- **LISTED RECORDS**
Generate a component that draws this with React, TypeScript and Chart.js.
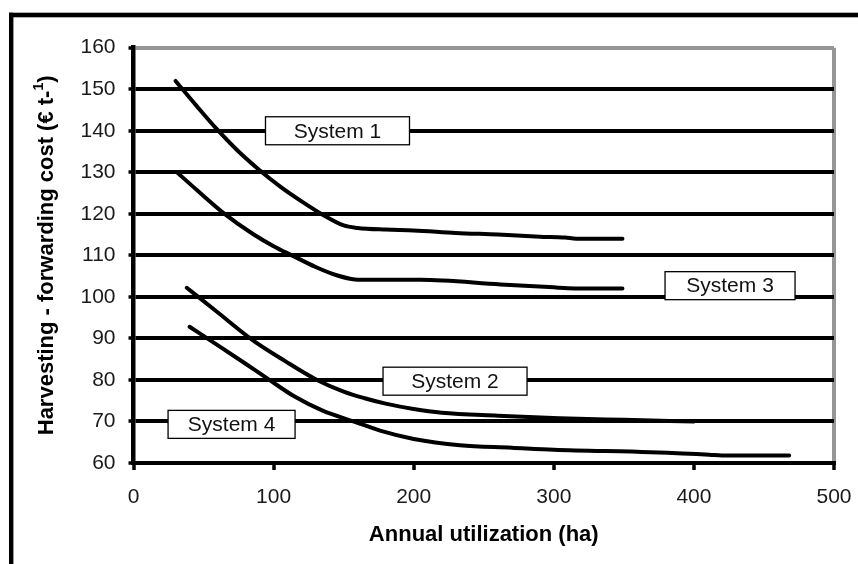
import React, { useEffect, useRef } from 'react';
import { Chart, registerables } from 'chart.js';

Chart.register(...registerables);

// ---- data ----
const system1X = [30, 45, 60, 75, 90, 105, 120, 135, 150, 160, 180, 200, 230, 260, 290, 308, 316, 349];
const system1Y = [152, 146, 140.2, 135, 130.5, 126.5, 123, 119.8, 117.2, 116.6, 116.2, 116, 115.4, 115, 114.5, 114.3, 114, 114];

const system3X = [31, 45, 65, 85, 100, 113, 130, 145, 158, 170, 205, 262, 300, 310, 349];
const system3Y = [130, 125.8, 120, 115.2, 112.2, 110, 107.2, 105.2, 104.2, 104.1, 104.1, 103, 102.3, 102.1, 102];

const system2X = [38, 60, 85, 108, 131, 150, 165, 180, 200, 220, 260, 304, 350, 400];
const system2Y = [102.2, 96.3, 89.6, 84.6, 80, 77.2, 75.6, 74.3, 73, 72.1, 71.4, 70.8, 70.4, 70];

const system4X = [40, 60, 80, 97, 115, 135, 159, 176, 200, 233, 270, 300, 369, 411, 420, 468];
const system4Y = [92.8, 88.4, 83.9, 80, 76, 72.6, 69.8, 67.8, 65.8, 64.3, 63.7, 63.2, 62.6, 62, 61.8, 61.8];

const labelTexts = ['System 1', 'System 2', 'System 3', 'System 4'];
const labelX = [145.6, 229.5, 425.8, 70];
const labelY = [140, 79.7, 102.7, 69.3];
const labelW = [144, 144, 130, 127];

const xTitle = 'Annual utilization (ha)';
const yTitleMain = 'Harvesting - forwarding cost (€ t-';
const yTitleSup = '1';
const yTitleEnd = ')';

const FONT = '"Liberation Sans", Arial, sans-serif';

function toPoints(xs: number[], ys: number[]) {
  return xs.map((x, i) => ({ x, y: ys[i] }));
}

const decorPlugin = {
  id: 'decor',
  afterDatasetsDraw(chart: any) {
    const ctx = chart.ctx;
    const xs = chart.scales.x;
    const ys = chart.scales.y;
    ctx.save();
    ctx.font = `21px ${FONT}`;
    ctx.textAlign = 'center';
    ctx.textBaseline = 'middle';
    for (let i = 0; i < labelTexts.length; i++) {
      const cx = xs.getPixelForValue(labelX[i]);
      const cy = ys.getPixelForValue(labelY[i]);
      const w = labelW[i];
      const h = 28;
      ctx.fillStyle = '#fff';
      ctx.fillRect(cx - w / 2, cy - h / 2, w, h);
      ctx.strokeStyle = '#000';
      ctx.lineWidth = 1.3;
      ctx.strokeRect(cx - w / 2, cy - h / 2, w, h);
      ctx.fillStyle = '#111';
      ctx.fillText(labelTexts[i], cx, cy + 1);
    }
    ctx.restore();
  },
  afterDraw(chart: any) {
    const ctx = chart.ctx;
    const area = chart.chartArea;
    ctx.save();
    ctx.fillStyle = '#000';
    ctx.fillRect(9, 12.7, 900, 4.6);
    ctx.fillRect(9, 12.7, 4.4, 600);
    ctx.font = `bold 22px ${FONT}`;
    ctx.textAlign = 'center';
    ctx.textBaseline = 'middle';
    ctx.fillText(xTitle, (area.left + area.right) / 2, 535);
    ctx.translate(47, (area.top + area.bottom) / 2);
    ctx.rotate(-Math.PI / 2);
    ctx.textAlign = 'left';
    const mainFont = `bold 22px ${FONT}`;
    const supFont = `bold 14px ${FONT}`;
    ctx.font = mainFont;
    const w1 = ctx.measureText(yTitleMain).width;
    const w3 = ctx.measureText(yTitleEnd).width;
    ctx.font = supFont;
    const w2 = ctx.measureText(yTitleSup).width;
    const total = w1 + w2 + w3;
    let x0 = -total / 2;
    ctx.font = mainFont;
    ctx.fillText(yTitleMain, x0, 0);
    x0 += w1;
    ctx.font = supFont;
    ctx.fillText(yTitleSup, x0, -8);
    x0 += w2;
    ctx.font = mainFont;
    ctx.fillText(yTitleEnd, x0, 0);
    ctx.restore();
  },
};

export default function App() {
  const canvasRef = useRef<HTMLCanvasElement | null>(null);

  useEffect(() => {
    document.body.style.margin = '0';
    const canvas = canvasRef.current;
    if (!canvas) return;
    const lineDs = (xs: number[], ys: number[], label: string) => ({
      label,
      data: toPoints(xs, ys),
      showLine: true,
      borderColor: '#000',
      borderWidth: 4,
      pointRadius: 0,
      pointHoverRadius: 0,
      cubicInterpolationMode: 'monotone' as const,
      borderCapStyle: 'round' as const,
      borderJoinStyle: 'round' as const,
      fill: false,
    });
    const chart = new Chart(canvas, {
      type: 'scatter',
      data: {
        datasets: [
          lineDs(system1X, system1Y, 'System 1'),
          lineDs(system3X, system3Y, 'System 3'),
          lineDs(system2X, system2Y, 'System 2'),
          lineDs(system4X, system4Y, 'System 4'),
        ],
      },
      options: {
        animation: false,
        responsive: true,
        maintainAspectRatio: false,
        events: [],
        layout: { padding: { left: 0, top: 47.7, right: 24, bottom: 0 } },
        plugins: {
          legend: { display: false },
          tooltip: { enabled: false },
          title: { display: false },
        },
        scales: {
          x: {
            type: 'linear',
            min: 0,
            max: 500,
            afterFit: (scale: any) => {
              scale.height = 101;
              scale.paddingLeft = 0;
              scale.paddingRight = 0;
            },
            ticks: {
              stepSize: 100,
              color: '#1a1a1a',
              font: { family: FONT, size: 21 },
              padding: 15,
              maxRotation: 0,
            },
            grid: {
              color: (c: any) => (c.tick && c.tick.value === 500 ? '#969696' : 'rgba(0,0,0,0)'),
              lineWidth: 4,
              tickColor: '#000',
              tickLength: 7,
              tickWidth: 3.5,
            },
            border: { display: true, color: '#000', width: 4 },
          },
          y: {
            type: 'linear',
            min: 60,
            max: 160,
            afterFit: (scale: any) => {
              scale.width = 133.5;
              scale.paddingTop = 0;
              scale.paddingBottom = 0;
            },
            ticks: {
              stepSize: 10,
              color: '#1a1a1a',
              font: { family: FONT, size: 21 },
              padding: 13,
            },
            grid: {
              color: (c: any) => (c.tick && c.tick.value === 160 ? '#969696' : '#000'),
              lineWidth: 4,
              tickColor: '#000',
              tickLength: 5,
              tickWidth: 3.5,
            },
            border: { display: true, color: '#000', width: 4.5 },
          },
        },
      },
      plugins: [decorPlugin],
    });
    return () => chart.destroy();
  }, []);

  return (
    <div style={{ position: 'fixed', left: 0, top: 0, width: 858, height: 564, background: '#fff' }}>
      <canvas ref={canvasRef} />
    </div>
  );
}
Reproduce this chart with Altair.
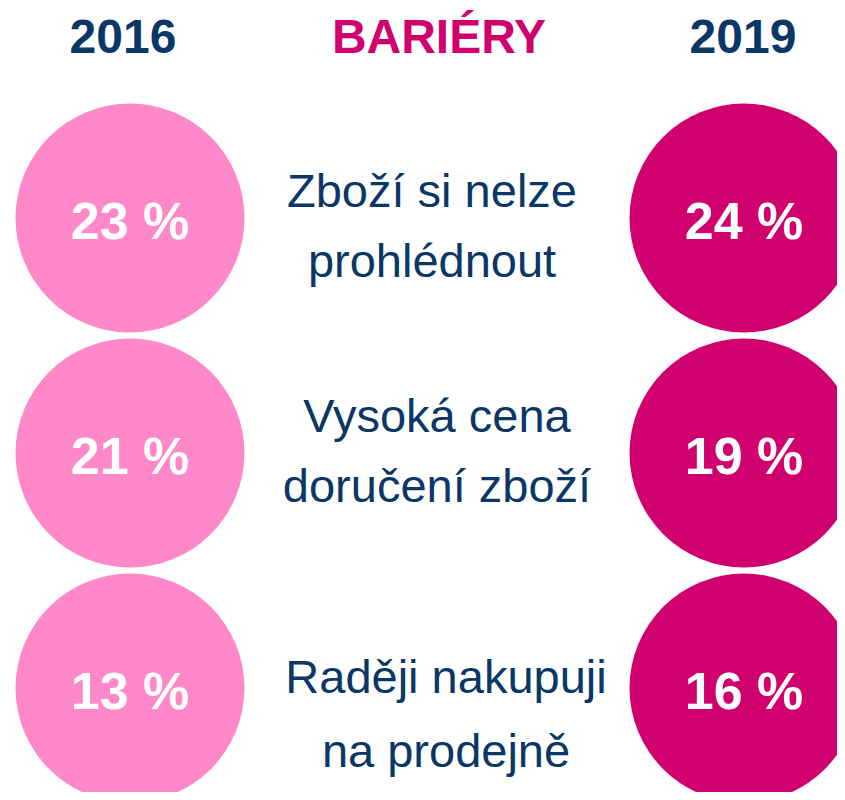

- **EXERCISE TASK**
Your task is to set down the records shown above exactly, minus any pictures.

- **SOLUTION FOR THIS PROBLEM**
Generate a component that draws this with React, TypeScript and Chart.js.
import React, { useEffect, useRef } from 'react';
import { Chart, registerables } from 'chart.js';

Chart.register(...registerables);

// ---- data ----
const system1X = [30, 45, 60, 75, 90, 105, 120, 135, 150, 160, 180, 200, 230, 260, 290, 308, 316, 349];
const system1Y = [152, 146, 140.2, 135, 130.5, 126.5, 123, 119.8, 117.2, 116.6, 116.2, 116, 115.4, 115, 114.5, 114.3, 114, 114];

const system3X = [31, 45, 65, 85, 100, 113, 130, 145, 158, 170, 205, 262, 300, 310, 349];
const system3Y = [130, 125.8, 120, 115.2, 112.2, 110, 107.2, 105.2, 104.2, 104.1, 104.1, 103, 102.3, 102.1, 102];

const system2X = [38, 60, 85, 108, 131, 150, 165, 180, 200, 220, 260, 304, 350, 400];
const system2Y = [102.2, 96.3, 89.6, 84.6, 80, 77.2, 75.6, 74.3, 73, 72.1, 71.4, 70.8, 70.4, 70];

const system4X = [40, 60, 80, 97, 115, 135, 159, 176, 200, 233, 270, 300, 369, 411, 420, 468];
const system4Y = [92.8, 88.4, 83.9, 80, 76, 72.6, 69.8, 67.8, 65.8, 64.3, 63.7, 63.2, 62.6, 62, 61.8, 61.8];

const labelTexts = ['System 1', 'System 2', 'System 3', 'System 4'];
const labelX = [145.6, 229.5, 425.8, 70];
const labelY = [140, 79.7, 102.7, 69.3];
const labelW = [144, 144, 130, 127];

const xTitle = 'Annual utilization (ha)';
const yTitleMain = 'Harvesting - forwarding cost (€ t-';
const yTitleSup = '1';
const yTitleEnd = ')';

const FONT = '"Liberation Sans", Arial, sans-serif';

function toPoints(xs: number[], ys: number[]) {
  return xs.map((x, i) => ({ x, y: ys[i] }));
}

const decorPlugin = {
  id: 'decor',
  afterDatasetsDraw(chart: any) {
    const ctx = chart.ctx;
    const xs = chart.scales.x;
    const ys = chart.scales.y;
    ctx.save();
    ctx.font = `21px ${FONT}`;
    ctx.textAlign = 'center';
    ctx.textBaseline = 'middle';
    for (let i = 0; i < labelTexts.length; i++) {
      const cx = xs.getPixelForValue(labelX[i]);
      const cy = ys.getPixelForValue(labelY[i]);
      const w = labelW[i];
      const h = 28;
      ctx.fillStyle = '#fff';
      ctx.fillRect(cx - w / 2, cy - h / 2, w, h);
      ctx.strokeStyle = '#000';
      ctx.lineWidth = 1.3;
      ctx.strokeRect(cx - w / 2, cy - h / 2, w, h);
      ctx.fillStyle = '#111';
      ctx.fillText(labelTexts[i], cx, cy + 1);
    }
    ctx.restore();
  },
  afterDraw(chart: any) {
    const ctx = chart.ctx;
    const area = chart.chartArea;
    ctx.save();
    ctx.fillStyle = '#000';
    ctx.fillRect(9, 12.7, 900, 4.6);
    ctx.fillRect(9, 12.7, 4.4, 600);
    ctx.font = `bold 22px ${FONT}`;
    ctx.textAlign = 'center';
    ctx.textBaseline = 'middle';
    ctx.fillText(xTitle, (area.left + area.right) / 2, 535);
    ctx.translate(47, (area.top + area.bottom) / 2);
    ctx.rotate(-Math.PI / 2);
    ctx.textAlign = 'left';
    const mainFont = `bold 22px ${FONT}`;
    const supFont = `bold 14px ${FONT}`;
    ctx.font = mainFont;
    const w1 = ctx.measureText(yTitleMain).width;
    const w3 = ctx.measureText(yTitleEnd).width;
    ctx.font = supFont;
    const w2 = ctx.measureText(yTitleSup).width;
    const total = w1 + w2 + w3;
    let x0 = -total / 2;
    ctx.font = mainFont;
    ctx.fillText(yTitleMain, x0, 0);
    x0 += w1;
    ctx.font = supFont;
    ctx.fillText(yTitleSup, x0, -8);
    x0 += w2;
    ctx.font = mainFont;
    ctx.fillText(yTitleEnd, x0, 0);
    ctx.restore();
  },
};

export default function App() {
  const canvasRef = useRef<HTMLCanvasElement | null>(null);

  useEffect(() => {
    document.body.style.margin = '0';
    const canvas = canvasRef.current;
    if (!canvas) return;
    const lineDs = (xs: number[], ys: number[], label: string) => ({
      label,
      data: toPoints(xs, ys),
      showLine: true,
      borderColor: '#000',
      borderWidth: 4,
      pointRadius: 0,
      pointHoverRadius: 0,
      cubicInterpolationMode: 'monotone' as const,
      borderCapStyle: 'round' as const,
      borderJoinStyle: 'round' as const,
      fill: false,
    });
    const chart = new Chart(canvas, {
      type: 'scatter',
      data: {
        datasets: [
          lineDs(system1X, system1Y, 'System 1'),
          lineDs(system3X, system3Y, 'System 3'),
          lineDs(system2X, system2Y, 'System 2'),
          lineDs(system4X, system4Y, 'System 4'),
        ],
      },
      options: {
        animation: false,
        responsive: true,
        maintainAspectRatio: false,
        events: [],
        layout: { padding: { left: 0, top: 47.7, right: 24, bottom: 0 } },
        plugins: {
          legend: { display: false },
          tooltip: { enabled: false },
          title: { display: false },
        },
        scales: {
          x: {
            type: 'linear',
            min: 0,
            max: 500,
            afterFit: (scale: any) => {
              scale.height = 101;
              scale.paddingLeft = 0;
              scale.paddingRight = 0;
            },
            ticks: {
              stepSize: 100,
              color: '#1a1a1a',
              font: { family: FONT, size: 21 },
              padding: 15,
              maxRotation: 0,
            },
            grid: {
              color: (c: any) => (c.tick && c.tick.value === 500 ? '#969696' : 'rgba(0,0,0,0)'),
              lineWidth: 4,
              tickColor: '#000',
              tickLength: 7,
              tickWidth: 3.5,
            },
            border: { display: true, color: '#000', width: 4 },
          },
          y: {
            type: 'linear',
            min: 60,
            max: 160,
            afterFit: (scale: any) => {
              scale.width = 133.5;
              scale.paddingTop = 0;
              scale.paddingBottom = 0;
            },
            ticks: {
              stepSize: 10,
              color: '#1a1a1a',
              font: { family: FONT, size: 21 },
              padding: 13,
            },
            grid: {
              color: (c: any) => (c.tick && c.tick.value === 160 ? '#969696' : '#000'),
              lineWidth: 4,
              tickColor: '#000',
              tickLength: 5,
              tickWidth: 3.5,
            },
            border: { display: true, color: '#000', width: 4.5 },
          },
        },
      },
      plugins: [decorPlugin],
    });
    return () => chart.destroy();
  }, []);

  return (
    <div style={{ position: 'fixed', left: 0, top: 0, width: 858, height: 564, background: '#fff' }}>
      <canvas ref={canvasRef} />
    </div>
  );
}
Reproduce this chart with Altair.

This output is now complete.